The concept of reaction order is fundamental in understanding how the concentration of reactants influences the rate of a chemical reaction. Reaction order is denoted by the exponent in the rate law equation given by \[ \text{Rate} = k [A]^x \] where - "Rate" is the speed of the reaction,- \([A]\) is the concentration of reactant \(A\),- \(x\) is the reaction order with respect to \(A\).

Reaction order can be:- **Zero**: The rate is independent of the concentration of reactants. - **First**: The rate is directly proportional to the concentration. - **Second**: The rate is proportional to the square of the concentration.

Keep in mind that reaction order is determined experimentally and can even take on fractional values. Understanding the reaction order helps chemists predict how the rate of reaction changes as concentrations change.

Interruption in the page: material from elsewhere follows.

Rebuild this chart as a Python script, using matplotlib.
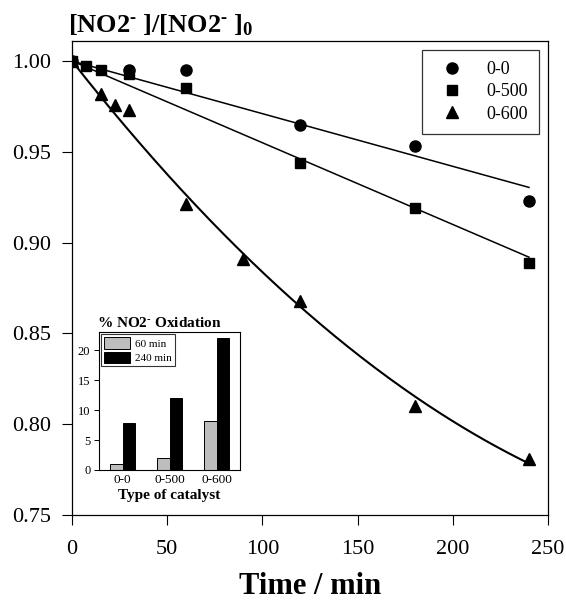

The rate constant, \(k\), is a crucial part of the rate law equation, which determines the reaction's speed. It connects the rate of reaction to the concentrations of the reactants raised to their respective powers. For a given reaction like \( \mathrm{nA} \longrightarrow \mathrm{B} \), the rate law \[ \text{Rate} = k [A]^x \] includes the rate constant \(k\) which is specific to the reaction at a given temperature.

A few points about rate constant:- **Independent of concentration**: Unlike reaction rate, \(k\) does not change with the concentration changes.- **Temperature-dependent**: The rate constant changes with temperature; usually increases with temperature.- **Unit-dependent on reaction order**: The units of \(k\) will differ based on the order of the reaction. This is because it needs to compensate for the units of concentration to ensure overall dimensions balance with the rate.

Knowing the rate constant allows prediction of how fast a reaction will occur under specified conditions.

The units of the rate constant are vital to ensure that the rate law equation is dimensionally consistent. For an equation like \[ \text{Rate} = k [A]^x \] the units of the rate are generally \( \text{mol L}^{-1} \text{s}^{-1} \).

To find the units of the rate constant \(k\), equate the units of rate to the product of \(k\) and the concentration of reactants. Let's simplify:

• Start with the basic form: \( k = \frac{\text{mol L}^{-1} \text{s}^{-1}}{(\text{mol L}^{-1})^x} \)
• Simplify: \( k = \text{mol}^{1-x} \text{L}^{x-1} \text{s}^{-1} \)

The units depend heavily on \(x\), the reaction order:- **Zero-order**: \( \text{mol L}^{-1} \text{s}^{-1} \)- **First-order**: \( \text{s}^{-1} \)- **Second-order**: \( \text{L mol}^{-1} \text{s}^{-1} \)

By understanding the units of \(k\), students can reinforce their understanding of both the rate of reaction and its dependency on reactant concentrations.